Sumpah Pemuda
Nasib Kartosoewirjo Tokoh Sumpah Pemuda yang Dihukum Mati setelah Memberontak Pada Negara
Berikut kisah Kartosoewirjo Tokoh Sumpah Pemuda yang Dihukum Mati membuat Soekarno menahan tangis
TRIBUNJAMBI.COM - Sebagai tokoh Sumpah Pemuda sosok Kartosoewirjo jadi sorotan setelah karirnya berakhir dengan hukuman mati.
Kartosoewirjo memilih jalannya sendiri sebagai pentolan pemberontak DI/TII (Darul Islam/Tentara Islam Indonesia) atau NII (Negara Islam Indonesia).
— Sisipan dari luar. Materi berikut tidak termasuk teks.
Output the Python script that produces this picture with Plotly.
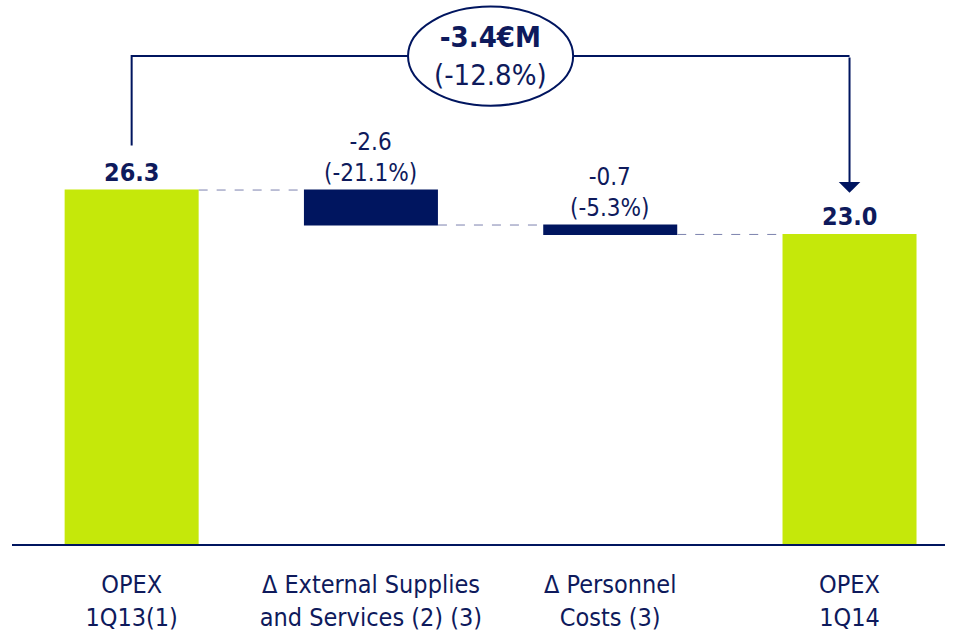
import plotly.graph_objects as go

# ---- data ----
categories = ["OPEX<br>1Q13(1)", "Δ External Supplies<br>and Services (2) (3)",
              "Δ Personnel<br>Costs (3)", "OPEX<br>1Q14"]
measures = ["absolute", "relative", "relative", "total"]
values = [26.3, -2.6, -0.7, 0]
value_labels = ["<b>26.3</b>", "-2.6<br>(-21.1%)", "-0.7<br>(-5.3%)", "<b>23.0</b>"]
total_change_label = "<b>-3.4€M</b><br>(-12.8%)"

GREEN = "#C5E80A"
NAVY = "#00155F"
TEXT = "#0E1A5C"
FONT = "DejaVu Sans Condensed, DejaVu Sans, sans-serif"

fig = go.Figure(go.Waterfall(
    x=categories, y=values, measure=measures,
    width=0.56,
    increasing=dict(marker=dict(color=NAVY)),
    decreasing=dict(marker=dict(color=NAVY)),
    totals=dict(marker=dict(color=GREEN)),
    connector=dict(mode="between", line=dict(color="#7C82AE", width=1, dash="dash")),
    textinfo="none", hoverinfo="skip",
))

# cumulative tops for labels
tops = []
run = 0
for m, v in zip(measures, values):
    if m == "absolute":
        run = v
        tops.append(v)
    elif m == "relative":
        tops.append(run)
        run += v
    else:
        tops.append(run)

label_sizes = [25, 24, 24, 25]
annotations = []
for i, (t, lab) in enumerate(zip(tops, value_labels)):
    annotations.append(dict(x=i, y=t, text=lab, showarrow=False, yanchor="bottom",
                            yshift=1, font=dict(size=label_sizes[i], color=TEXT, family=FONT)))

# bracket layout positions (value-axis units)
BRACKET_Y = 36.25
LEFT_END = 29.6
ARROW_TIP = 26.1

annotations.append(dict(x=3, y=ARROW_TIP, ax=3, ay=BRACKET_Y, axref="x", ayref="y",
                        xref="x", yref="y", text="", showarrow=True, arrowhead=1,
                        arrowsize=1.8, arrowwidth=2, arrowcolor=NAVY, standoff=0))
annotations.append(dict(x=1.5, y=BRACKET_Y, text=total_change_label, showarrow=False,
                        yanchor="middle", font=dict(size=29, color=TEXT, family=FONT)))

shapes = [
    dict(type="path", xref="x", yref="y",
         path=f"M 0,{LEFT_END} L 0,{BRACKET_Y} L 3,{BRACKET_Y}",
         line=dict(color=NAVY, width=2), layer="above"),
    dict(type="circle", xref="x", yref="y", x0=1.5 - 0.345, x1=1.5 + 0.345,
         y0=BRACKET_Y - 3.68, y1=BRACKET_Y + 3.68, fillcolor="white",
         line=dict(color=NAVY, width=2), layer="above"),
]

fig.update_layout(
    width=954, height=630,
    margin=dict(l=12, r=9, t=0, b=86, autoexpand=False),
    paper_bgcolor="white", plot_bgcolor="white",
    showlegend=False,
    annotations=annotations, shapes=shapes,
    font=dict(family=FONT, color=TEXT),
)
fig.update_xaxes(type="category", range=[-0.5, 3.399], showline=True, linecolor=NAVY,
                 linewidth=2, showgrid=False, ticks="", ticklabelstandoff=17,
                 automargin=False,
                 tickfont=dict(size=25, color=TEXT, family=FONT), zeroline=False)
fig.update_yaxes(range=[0, 40.42], visible=False, showgrid=False, zeroline=False,
                 automargin=False)

fig.write_html("out.html", config={"displayModeBar": False},
               post_script="document.body.style.margin='0';document.body.style.overflow='hidden';")
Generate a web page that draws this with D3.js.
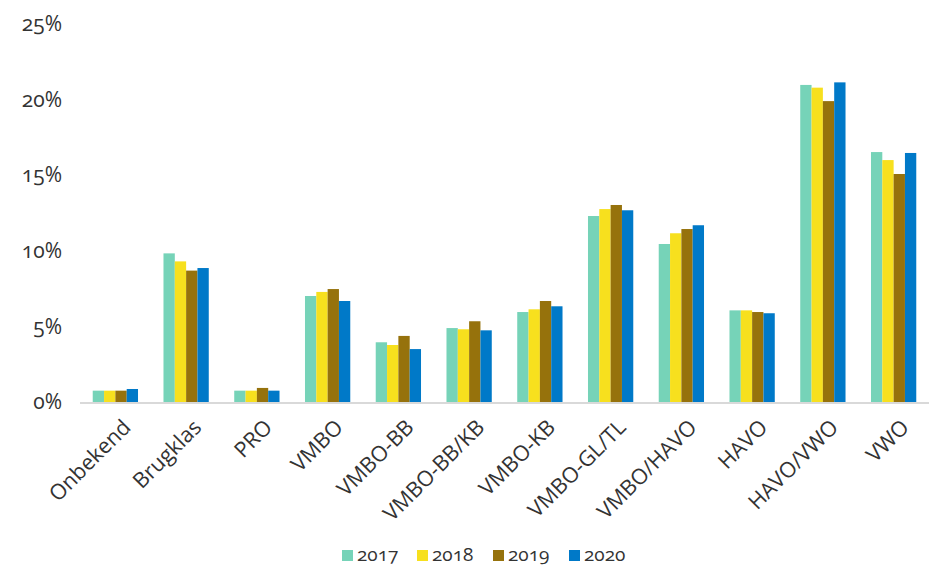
<!DOCTYPE html>
<html>
<head>
<meta charset="utf-8">
<script src="https://cdn.jsdelivr.net/npm/d3@7"></script>
<style>
  html, body { margin: 0; padding: 0; background: #fff; }
  svg { display: block; }
  .num { font-family: "Open Sans", sans-serif; font-variant-numeric: oldstyle-nums; font-feature-settings: "onum" 1; }
  .lbl { font-family: "Open Sans", sans-serif; }
</style>
</head>
<body>
<svg id="chart" width="929" height="567"></svg>
<script>
const categories = ["Onbekend","Brugklas","PRO","VMBO","VMBO-BB","VMBO-BB/KB","VMBO-KB","VMBO-GL/TL","VMBO/HAVO","HAVO","HAVO/VWO","VWO"];
const seriesNames = ["2017","2018","2019","2020"];
const v2017 = [0.75, 9.83, 0.75, 7.01, 3.95, 4.89, 5.95, 12.30, 10.45, 6.06, 20.97, 16.53];
const v2018 = [0.75, 9.30, 0.75, 7.28, 3.77, 4.81, 6.13, 12.76, 11.16, 6.06, 20.79, 16.00];
const v2019 = [0.75, 8.69, 0.93, 7.47, 4.37, 5.34, 6.68, 13.03, 11.44, 5.95, 19.90, 15.08];
const v2020 = [0.86, 8.86, 0.75, 6.68, 3.50, 4.74, 6.33, 12.68, 11.69, 5.87, 21.14, 16.47];
const yTicks = [0, 5, 10, 15, 20, 25];
const colors = ["#76d3b8", "#f7e01e", "#96720c", "#0079c8"];

const values = [v2017, v2018, v2019, v2020];
const svg = d3.select("#chart");

const x0 = d3.scaleBand().domain(categories).range([80, 929]).paddingInner(0.36).paddingOuter(0.18);
const x1 = d3.scaleBand().domain(seriesNames).range([0, x0.bandwidth()]);
const y = d3.scaleLinear().domain([0, 25]).range([402, 24]);
const color = d3.scaleOrdinal().domain(seriesNames).range(colors);

// bars
const groups = svg.append("g").selectAll("g").data(categories).join("g")
  .attr("transform", d => `translate(${x0(d)},0)`);
groups.selectAll("rect")
  .data((c, i) => seriesNames.map((s, k) => ({ s, v: values[k][i] })))
  .join("rect")
  .attr("x", d => x1(d.s))
  .attr("y", d => y(d.v))
  .attr("width", x1.bandwidth())
  .attr("height", d => y(0) - y(d.v))
  .attr("fill", d => color(d.s));

// baseline
svg.append("line")
  .attr("x1", 80).attr("x2", 929)
  .attr("y1", y(0) + 1).attr("y2", y(0) + 1)
  .attr("stroke", "#d9d9d9").attr("stroke-width", 2);

// y axis
const yAxis = d3.axisLeft(y).tickValues(yTicks).tickFormat(d => d + "%").tickSize(0).tickPadding(0);
const yg = svg.append("g").attr("transform", "translate(62,0)").call(yAxis);
yg.select(".domain").remove();
yg.selectAll("text").attr("class", "num").attr("font-size", 21).attr("fill", "#333").attr("dy", "0.32em");

// x axis labels
const xAxis = d3.axisBottom(x0).tickSize(0).tickPadding(0);
const xg = svg.append("g").call(xAxis);
xg.select(".domain").remove();
xg.selectAll(".tick").attr("transform", d => `translate(${x0(d) + x0.bandwidth() / 2 + 6},418)`);
xg.selectAll("text")
  .attr("class", "lbl")
  .attr("font-size", 21.5)
  .attr("fill", "#333")
  .attr("text-anchor", "end")
  .attr("x", 0).attr("y", 0).attr("dy", "0.7em")
  .attr("transform", "rotate(-45)");

// legend
const legendX = [342, 417, 493, 569];
const lg = svg.append("g").selectAll("g").data(seriesNames).join("g")
  .attr("transform", (d, i) => `translate(${legendX[i]},550)`);
lg.append("rect").attr("width", 11).attr("height", 11).attr("fill", d => color(d));
lg.append("text").attr("class", "num").attr("x", 15).attr("y", 11)
  .attr("font-size", 19).attr("fill", "#333").text(d => d);
</script>
</body>
</html>
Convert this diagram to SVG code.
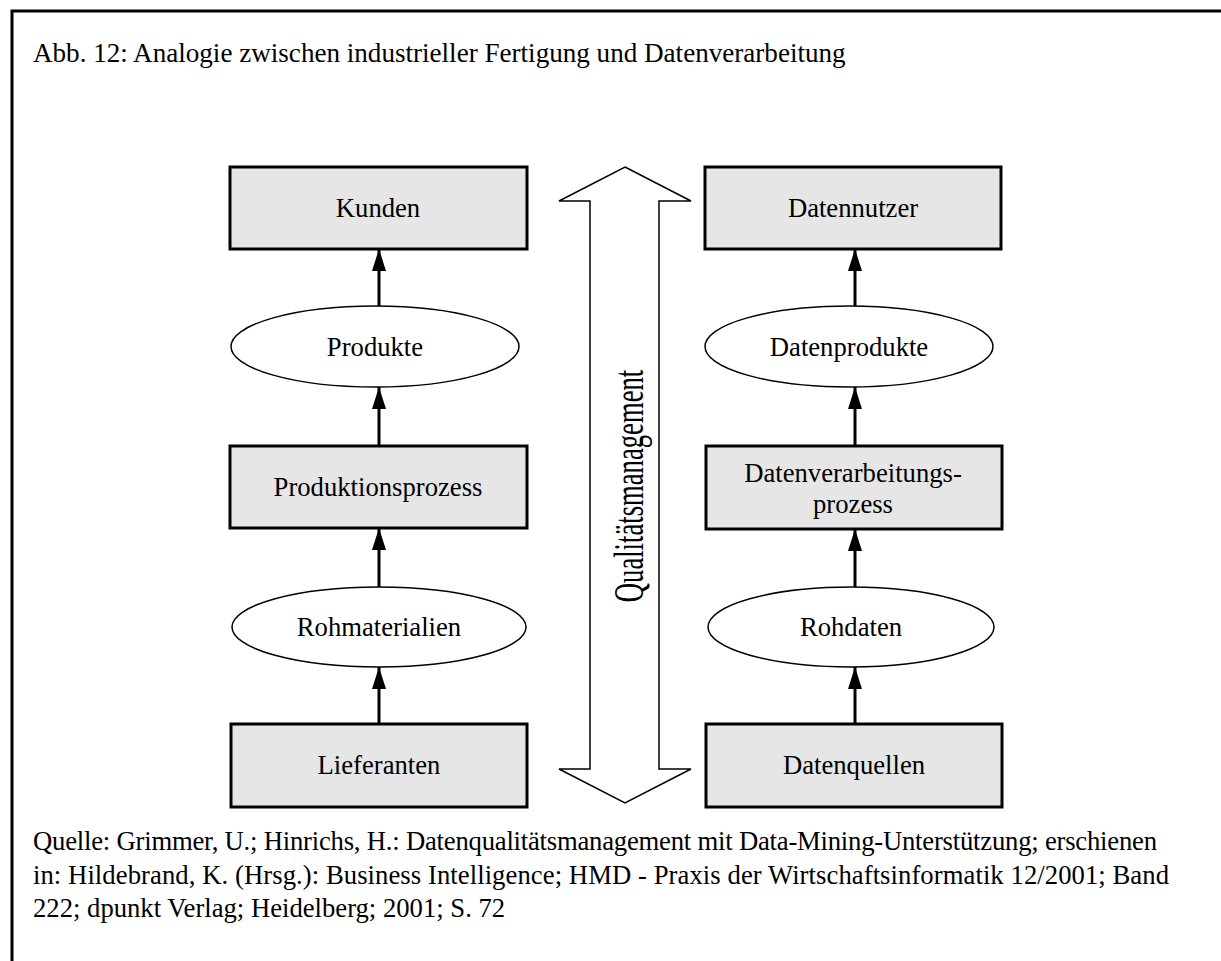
<svg xmlns="http://www.w3.org/2000/svg" width="1221" height="961" viewBox="0 0 1221 961">
  <defs>
    <marker id="head" viewBox="0 0 22 14" refX="22" refY="7" markerWidth="22" markerHeight="14" markerUnits="userSpaceOnUse" orient="auto">
      <path d="M0,0 L22,7 L0,14 Z" fill="#000"/>
    </marker>
    <style>
      text { font-family: "Liberation Serif", "Times New Roman", serif; font-size: 26.67px; fill: #000; }
      .lbl { text-anchor: middle; }
      .box { fill: #e6e6e6; stroke: #000; stroke-width: 3; }
      .oval { fill: #fff; stroke: #000; stroke-width: 1.5; }
      .edge { stroke: #000; stroke-width: 3; fill: none; marker-end: url(#head); }
      .frame { stroke: #000; stroke-width: 3; fill: none; }
    </style>
  </defs>
  <rect width="1221" height="961" fill="#fff"/>

  <!-- frame -->
  <path class="frame" d="M12,961 L12,11 L1221,11"/>

  <!-- caption -->
  <text x="33" y="62" style="font-size:27.1px">Abb. 12: Analogie zwischen industrieller Fertigung und Datenverarbeitung</text>

  <!-- quality management double arrow -->
  <g id="qm">
    <path d="M625,167 L691,201 L659,201 L659,769 L691,769 L625,803 L559,769 L590,769 L590,201 L559,201 Z" fill="#fff" stroke="#000" stroke-width="1.5" stroke-linejoin="miter"/>
    <text class="lbl" transform="translate(643,486) rotate(-90) scale(1,1.55)" font-size="28">Qualitätsmanagement</text>
  </g>

  <!-- industrial production column -->
  <g id="kunden">
    <rect class="box" x="230" y="167" width="297" height="82"/>
    <text class="lbl" x="378" y="217">Kunden</text>
  </g>
  <g id="produkte">
    <ellipse class="oval" cx="375" cy="346.5" rx="144" ry="40.5"/>
    <text class="lbl" x="375" y="356">Produkte</text>
  </g>
  <g id="produktionsprozess">
    <rect class="box" x="230" y="446" width="297" height="82"/>
    <text class="lbl" x="378" y="496">Produktionsprozess</text>
  </g>
  <g id="rohmaterialien">
    <ellipse class="oval" cx="379" cy="627" rx="147" ry="40"/>
    <text class="lbl" x="379" y="636">Rohmaterialien</text>
  </g>
  <g id="lieferanten">
    <rect class="box" x="231" y="724" width="296" height="83"/>
    <text class="lbl" x="379" y="774">Lieferanten</text>
  </g>

  <!-- data processing column -->
  <g id="datennutzer">
    <rect class="box" x="705" y="167" width="296" height="82"/>
    <text class="lbl" x="853" y="217">Datennutzer</text>
  </g>
  <g id="datenprodukte">
    <ellipse class="oval" cx="849" cy="346.5" rx="144" ry="40.5"/>
    <text class="lbl" x="849" y="356">Datenprodukte</text>
  </g>
  <g id="datenverarbeitungsprozess">
    <rect class="box" x="706" y="446" width="296" height="83"/>
    <text class="lbl" x="853" y="482">Datenverarbeitungs-</text>
    <text class="lbl" x="853" y="513">prozess</text>
  </g>
  <g id="rohdaten">
    <ellipse class="oval" cx="851" cy="627" rx="143" ry="40"/>
    <text class="lbl" x="851" y="636">Rohdaten</text>
  </g>
  <g id="datenquellen">
    <rect class="box" x="706" y="724" width="296" height="83"/>
    <text class="lbl" x="854" y="774">Datenquellen</text>
  </g>

  <!-- connectors -->
  <g id="connectors">
    <line class="edge" x1="379" y1="724" x2="379" y2="667"/>
    <line class="edge" x1="379" y1="587" x2="379" y2="528"/>
    <line class="edge" x1="379" y1="446" x2="379" y2="387"/>
    <line class="edge" x1="379" y1="306" x2="379" y2="249"/>
    <line class="edge" x1="855" y1="724" x2="855" y2="667"/>
    <line class="edge" x1="855" y1="587" x2="855" y2="529"/>
    <line class="edge" x1="855" y1="446" x2="855" y2="387"/>
    <line class="edge" x1="855" y1="306" x2="855" y2="249"/>
  </g>

  <!-- source -->
  <text x="33" y="850" textLength="1124" lengthAdjust="spacing">Quelle: Grimmer, U.; Hinrichs, H.: Datenqualitätsmanagement mit Data-Mining-Unterstützung; erschienen</text>
  <text x="33" y="884" textLength="1136" lengthAdjust="spacing">in: Hildebrand, K. (Hrsg.): Business Intelligence; HMD - Praxis der Wirtschaftsinformatik 12/2001; Band</text>
  <text x="33" y="917">222; dpunkt Verlag; Heidelberg; 2001; S. 72</text>
</svg>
Hal ini tentu bertentangan dengan Soekarno sebagai sahabat sekaligus presiden saat itu.
Soekarno harus menahan tangis saat ia harus menandatangani surat keputusan untuk hukuman mati untuk Kartosoewirjo
Kartosoewirjo pimpinan dari kelompok itu adalah sahabat masa muda Soekarno.
Kartosoewirjo pernah jadi teman baik Soekarno kala masih menimba ilmu dan mondok di rumah HOS TJokroaminoto di Surabaya pada tahun 1918-an.
Namun ketika Soekarno menjabat menjadi Presden pasca Kemerdekaan Indonesia, selang berapa tahun kemudian meletuslah pemberontakan yang dipimpin oleh Kartosoewirjo.
Mimpi buruk yang harus diambil Soekarno adalah menandatangai vonis mati terhadap sahabatnya tersebut.
Kartosoewirjo jelas bersalah sebagai Imam dan Pimpinan Darul Islam/ Tentara Islam Indonesia (DI/TII).
Sekarmadji Maridjan Kartosoewirjo, berkas eksekusi mati tertulis coba disingkirkan dari meja kerja Soekarno.
Soekarno dan Kartosoewirjo sama-sama berguru kepada orang yang sama yakni HOS Tjockroaminoto.
"Pada 1918 ia adalah seorang sahabatku yang baik. Kami bekerja bahu membahu bersama Pak Tjokro demi kejayaan Tanah Air.
Pada tahun 20-an di Bandung kami tinggal bersama, makan bersama, dan bermimpi bersama-sama. Tetapi ketika aku bergerak dengan landasan kebangsaan, di berjuang semata-mata menurut azas agama", Kata Soekarno yang dikutip dari buku "Bung Karno Penyambung Lidah Rakyat.
Kartosoewirjo dikenal sebagai sahabat Soekarno semasa tinggal di rumah Pak Tjokro yang tak pernah bosan mengomentari Soekarno saat berlatih pidato di depan cermin.
Terkadang kritik yang dilontarkan Kartosoewirjo lebih kepada ejekan.